He asked to talk a couple weeks after our breakup and said he felt miserable and couldn’t stop thinking about me, which even I was a little surprised to hear because I had been focused on a job interview and not dwelling as much over the breakup. He was taking initiative and asking what I needed and was acting on it, and I agreed to try again. Inviting me on a vacation with his friends was quite big to me. I’ve been more busy since I started working and we call once or twice a week randomly. We text less. But he will reply when I message him.

I did seek out a therapist at my university but I didn’t find it that helpful. I felt like I opened up so much to them and was told to read something about “children of alcoholics.” Talking about it made me more sad afterward because I felt like I opened up that wound without much support. The university therapy is also only once every two weeks which isn’t often. I am looking for another therapist.

I agree, he is quite independent and can seem distant. He is not dependent on the relationship. I don’t know if he has a healthy view on relationships and I am just needy. It’s hard to understand for me. When I told him I felt like he wasn’t taking me seriously, he said he has this entire time.
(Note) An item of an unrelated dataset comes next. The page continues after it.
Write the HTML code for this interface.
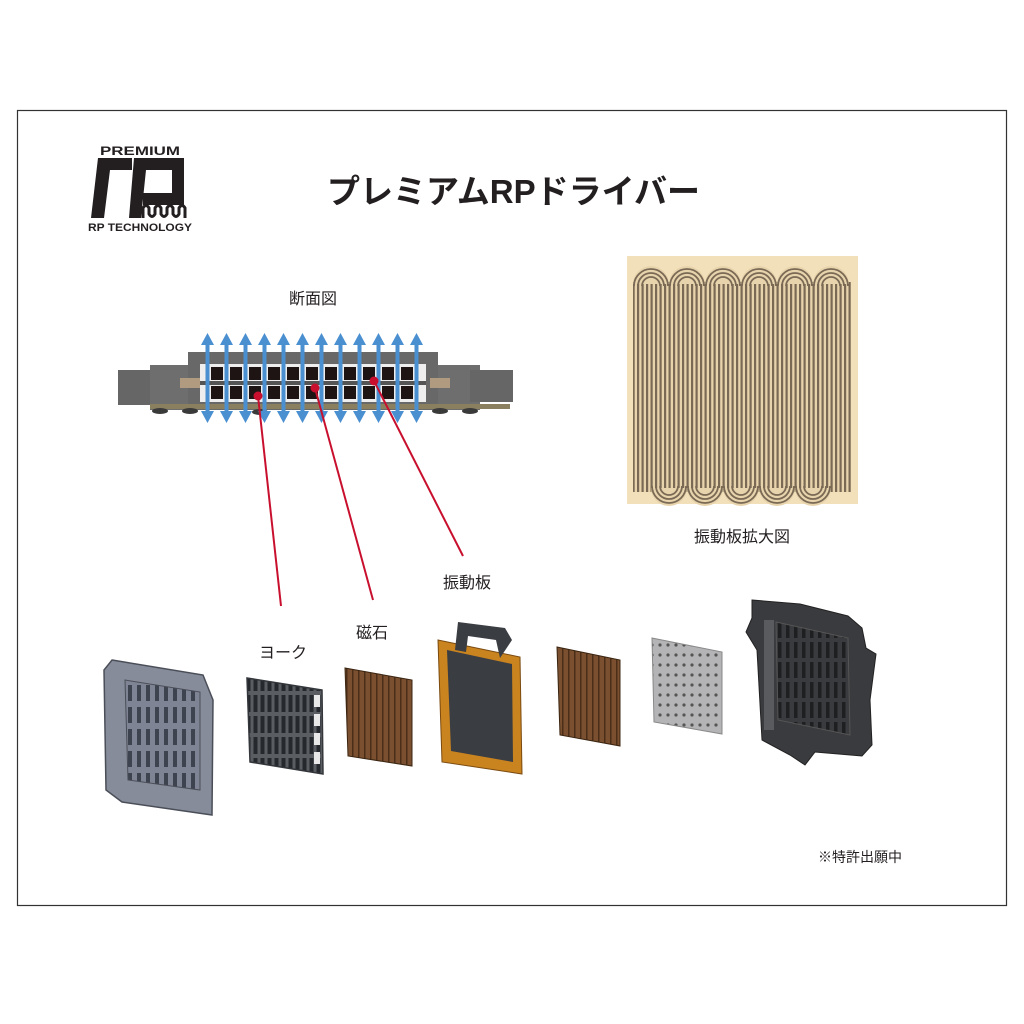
<!DOCTYPE html>
<html><head><meta charset="utf-8"><style>
html,body{margin:0;padding:0;background:#fff;}
svg{display:block;}
text{font-family:"Liberation Sans","Noto Sans CJK JP",sans-serif;fill:#231f20;}
</style></head><body>
<svg width="1024" height="1024" viewBox="0 0 1024 1024" xmlns="http://www.w3.org/2000/svg">
<defs>
<pattern id="stripes" x="627" y="0" width="4.5" height="10" patternUnits="userSpaceOnUse">
<rect width="4.5" height="10" fill="#e8d4ac"/><rect x="1" width="2.2" height="10" fill="#7a6a55"/>
</pattern>
<pattern id="brown" x="0" y="0" width="6" height="10" patternUnits="userSpaceOnUse">
<rect width="6" height="10" fill="#7a5030"/><rect x="4" width="1.5" height="10" fill="#4a2e18"/>
</pattern>
<pattern id="slots" x="0" y="0" width="9" height="22" patternUnits="userSpaceOnUse">
<rect width="9" height="22" fill="#7e8494"/><rect x="2" y="3" width="4" height="16" fill="#3e4350"/>
</pattern>
<pattern id="yslots" x="0" y="0" width="7" height="21" patternUnits="userSpaceOnUse">
<rect width="7" height="21" fill="#5a5e63"/><rect x="1.5" y="2" width="4" height="17" fill="#25282c"/>
</pattern>
<pattern id="dots" x="0" y="0" width="8" height="10" patternUnits="userSpaceOnUse">
<rect width="8" height="10" fill="#b4b4b6"/><circle cx="4" cy="5" r="1.6" fill="#555"/>
</pattern>
<pattern id="hslots" x="0" y="0" width="8" height="20" patternUnits="userSpaceOnUse">
<rect width="8" height="20" fill="#3a3b3e"/><rect x="2" y="2" width="3.5" height="16" fill="#1e1f21"/>
</pattern>
</defs>

<rect x="17.5" y="110.5" width="989" height="795" fill="none" stroke="#333" stroke-width="1.2"/>

<!-- Logo -->
<text x="140" y="155" font-size="12" font-weight="bold" text-anchor="middle" textLength="80" lengthAdjust="spacingAndGlyphs">PREMIUM</text>
<g fill="#231f20">
<polygon points="98,158 132,158 132,170 110,170 104,218 91,218"/>
<polygon points="134,158 184,158 184,205 143,205 143,193 172,193 172,170 146,170 141,218 129,218"/>
<path d="M143,218 v-10 q3,-5 6,0 v6 q3,5 6,0 v-6 q3,-5 6,0 v6 q3,5 6,0 v-6 q3,-5 6,0 v6 q3,5 6,0 v-6 q3,-5 6,0 v10" fill="none" stroke="#231f20" stroke-width="3"/>
</g>
<text x="140" y="231" font-size="11" font-weight="bold" text-anchor="middle" textLength="104" lengthAdjust="spacingAndGlyphs">RP TECHNOLOGY</text>

<!-- Title -->
<text x="327" y="203" font-size="33" font-weight="bold" textLength="373" lengthAdjust="spacingAndGlyphs">プレミアムRPドライバー</text>

<!-- Cross section -->
<text x="313" y="304" font-size="16" text-anchor="middle">断面図</text>
<g>
<rect x="118" y="370" width="50" height="35" fill="#666"/>
<rect x="150" y="365" width="330" height="45" fill="#6e6e6e"/>
<rect x="188" y="352" width="250" height="58" fill="#686868"/>
<rect x="470" y="370" width="43" height="32" fill="#666"/>
<rect x="180" y="378" width="20" height="10" fill="#b09a80"/>
<rect x="430" y="378" width="20" height="10" fill="#b09a80"/>
<rect x="150" y="404" width="360" height="5" fill="#8a8060"/>
<rect x="200" y="364" width="226" height="38" fill="#eeeeee"/>
<rect x="200" y="381" width="226" height="4" fill="#555"/>
<g fill="#1e1414">
<rect x="211" y="367" width="12" height="13"/><rect x="230" y="367" width="12" height="13"/><rect x="249" y="367" width="12" height="13"/><rect x="268" y="367" width="12" height="13"/><rect x="287" y="367" width="12" height="13"/><rect x="306" y="367" width="12" height="13"/><rect x="325" y="367" width="12" height="13"/><rect x="344" y="367" width="12" height="13"/><rect x="363" y="367" width="12" height="13"/><rect x="382" y="367" width="12" height="13"/><rect x="401" y="367" width="12" height="13"/>
<rect x="211" y="386" width="12" height="13"/><rect x="230" y="386" width="12" height="13"/><rect x="249" y="386" width="12" height="13"/><rect x="268" y="386" width="12" height="13"/><rect x="287" y="386" width="12" height="13"/><rect x="306" y="386" width="12" height="13"/><rect x="325" y="386" width="12" height="13"/><rect x="344" y="386" width="12" height="13"/><rect x="363" y="386" width="12" height="13"/><rect x="382" y="386" width="12" height="13"/><rect x="401" y="386" width="12" height="13"/>
</g>
<g fill="#3a3a3a"><ellipse cx="160" cy="411" rx="8" ry="3"/><ellipse cx="190" cy="411" rx="8" ry="3"/><ellipse cx="260" cy="412" rx="8" ry="3"/><ellipse cx="440" cy="411" rx="8" ry="3"/><ellipse cx="470" cy="411" rx="8" ry="3"/></g>
<g fill="#4a8fd0">
<g id="ar"><rect x="205.5" y="342" width="4" height="72"/><polygon points="201,345 207.5,333 214,345"/><polygon points="201,411 207.5,423 214,411"/></g>
<use href="#ar" x="19"/><use href="#ar" x="38"/><use href="#ar" x="57"/><use href="#ar" x="76"/><use href="#ar" x="95"/><use href="#ar" x="114"/><use href="#ar" x="133"/><use href="#ar" x="152"/><use href="#ar" x="171"/><use href="#ar" x="190"/><use href="#ar" x="209"/>
</g>
</g>

<!-- red leader lines -->
<g stroke="#c8102e" stroke-width="2" fill="#c8102e">
<line x1="258" y1="396" x2="281" y2="606"/><circle cx="258" cy="396" r="3.5"/>
<line x1="315" y1="388" x2="373" y2="600"/><circle cx="315" cy="388" r="3.5"/>
<line x1="374" y1="381" x2="463" y2="556"/><circle cx="374" cy="381" r="3.5"/>
</g>

<!-- Pattern enlarged -->
<rect x="627" y="256" width="231" height="248" fill="#f2e0bb"/>
<rect x="633" y="282" width="218" height="210" fill="url(#stripes)"/>
<g fill="#e8d4ac">
<path d="M633,284 a18,18 0 0 1 36,0 a18,18 0 0 1 36,0 a18,18 0 0 1 36,0 a18,18 0 0 1 36,0 a18,18 0 0 1 36,0 a18,18 0 0 1 36,0 Z"/>
<path d="M651,488 a18,18 0 0 0 36,0 a18,18 0 0 0 36,0 a18,18 0 0 0 36,0 a18,18 0 0 0 36,0 a18,18 0 0 0 36,0 Z"/>
</g>
<g fill="none" stroke="#7a6a55" stroke-width="1.8">
<path d="M634,286 a17,17 0 0 1 34,0 M670,286 a17,17 0 0 1 34,0 M706,286 a17,17 0 0 1 34,0 M742,286 a17,17 0 0 1 34,0 M778,286 a17,17 0 0 1 34,0 M814,286 a17,17 0 0 1 34,0"/>
<path d="M638,286 a13,13 0 0 1 26,0 M674,286 a13,13 0 0 1 26,0 M710,286 a13,13 0 0 1 26,0 M746,286 a13,13 0 0 1 26,0 M782,286 a13,13 0 0 1 26,0 M818,286 a13,13 0 0 1 26,0"/>
<path d="M642,286 a9,9 0 0 1 18,0 M678,286 a9,9 0 0 1 18,0 M714,286 a9,9 0 0 1 18,0 M750,286 a9,9 0 0 1 18,0 M786,286 a9,9 0 0 1 18,0 M822,286 a9,9 0 0 1 18,0"/>
<path d="M652,486 a17,17 0 0 0 34,0 M688,486 a17,17 0 0 0 34,0 M724,486 a17,17 0 0 0 34,0 M760,486 a17,17 0 0 0 34,0 M796,486 a17,17 0 0 0 34,0"/>
<path d="M656,486 a13,13 0 0 0 26,0 M692,486 a13,13 0 0 0 26,0 M728,486 a13,13 0 0 0 26,0 M764,486 a13,13 0 0 0 26,0 M800,486 a13,13 0 0 0 26,0"/>
<path d="M660,486 a9,9 0 0 0 18,0 M696,486 a9,9 0 0 0 18,0 M732,486 a9,9 0 0 0 18,0 M768,486 a9,9 0 0 0 18,0 M804,486 a9,9 0 0 0 18,0"/>
</g>
<text x="742" y="542" font-size="16" text-anchor="middle">振動板拡大図</text>

<!-- labels -->
<text x="467" y="588" font-size="16" text-anchor="middle">振動板</text>
<text x="372" y="638" font-size="16" text-anchor="middle">磁石</text>
<text x="283" y="658" font-size="16" text-anchor="middle">ヨーク</text>
<text x="860" y="862" font-size="14" text-anchor="middle">※特許出願中</text>

<!-- Part 1 left frame -->
<polygon points="112,660 203,675 213,700 212,815 122,802 106,790 104,670" fill="#868c9a" stroke="#4a4e58" stroke-width="1.5"/>
<polygon points="125,680 200,692 200,790 128,780" fill="url(#slots)" stroke="#4a4e58"/>
<!-- Part 2 yoke -->
<polygon points="247,678 322,690 323,774 250,762" fill="url(#yslots)" stroke="#33363a" stroke-width="1.5"/>
<g fill="#e8e8e8"><rect x="314" y="695" width="6" height="12"/><rect x="314" y="714" width="6" height="12"/><rect x="314" y="733" width="6" height="12"/><rect x="314" y="752" width="6" height="12"/></g>
<!-- Part 3 magnet -->
<polygon points="345,668 412,680 412,766 348,756" fill="url(#brown)" stroke="#3a2410"/>
<!-- Part 4 diaphragm -->
<polygon points="438,640 520,657 522,774 442,762" fill="#c9831f" stroke="#7a4a10"/>
<polygon points="447,650 512,664 513,762 451,751" fill="#3a3d42"/>
<path d="M455,650 L458,622 L505,628 L512,640 L500,658 L496,640 L468,636 L466,652 Z" fill="#3a3d42"/>
<!-- Part 5 magnet -->
<polygon points="557,647 620,660 620,746 560,735" fill="url(#brown)" stroke="#3a2410"/>
<!-- Part 6 plate -->
<polygon points="652,638 722,652 722,734 654,722" fill="url(#dots)" stroke="#888"/>
<!-- Part 7 housing -->
<polygon points="752,600 800,604 848,616 862,628 866,648 876,654 870,700 872,745 862,756 815,752 805,765 790,755 762,740 757,650 746,632 752,618" fill="#3a3b3e" stroke="#222"/>
<polygon points="776,622 848,638 850,735 778,720" fill="url(#hslots)" stroke="#555"/>
<rect x="764" y="620" width="10" height="110" fill="#5a5b5e"/>
</svg>
</body></html>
He can be open and vocal and tell me he loves me and is in love with me, whereas I struggle with that. When we talked about cheating before, he said he would never cheat. But I am confused as to why he doesn’t need that daily closeness the way I do. I never considered the fact that he may be avoidant.

He doesn’t really help me move closer to moving out. Since we met, he has said he wants to get married at age 30-31, which I thought was late. Recently he told me, he’s thinking of 32-33 now…. And we couldn’t buy a place together unless we were married because of cultural reasons. So I can’t really consider him an option for help with that.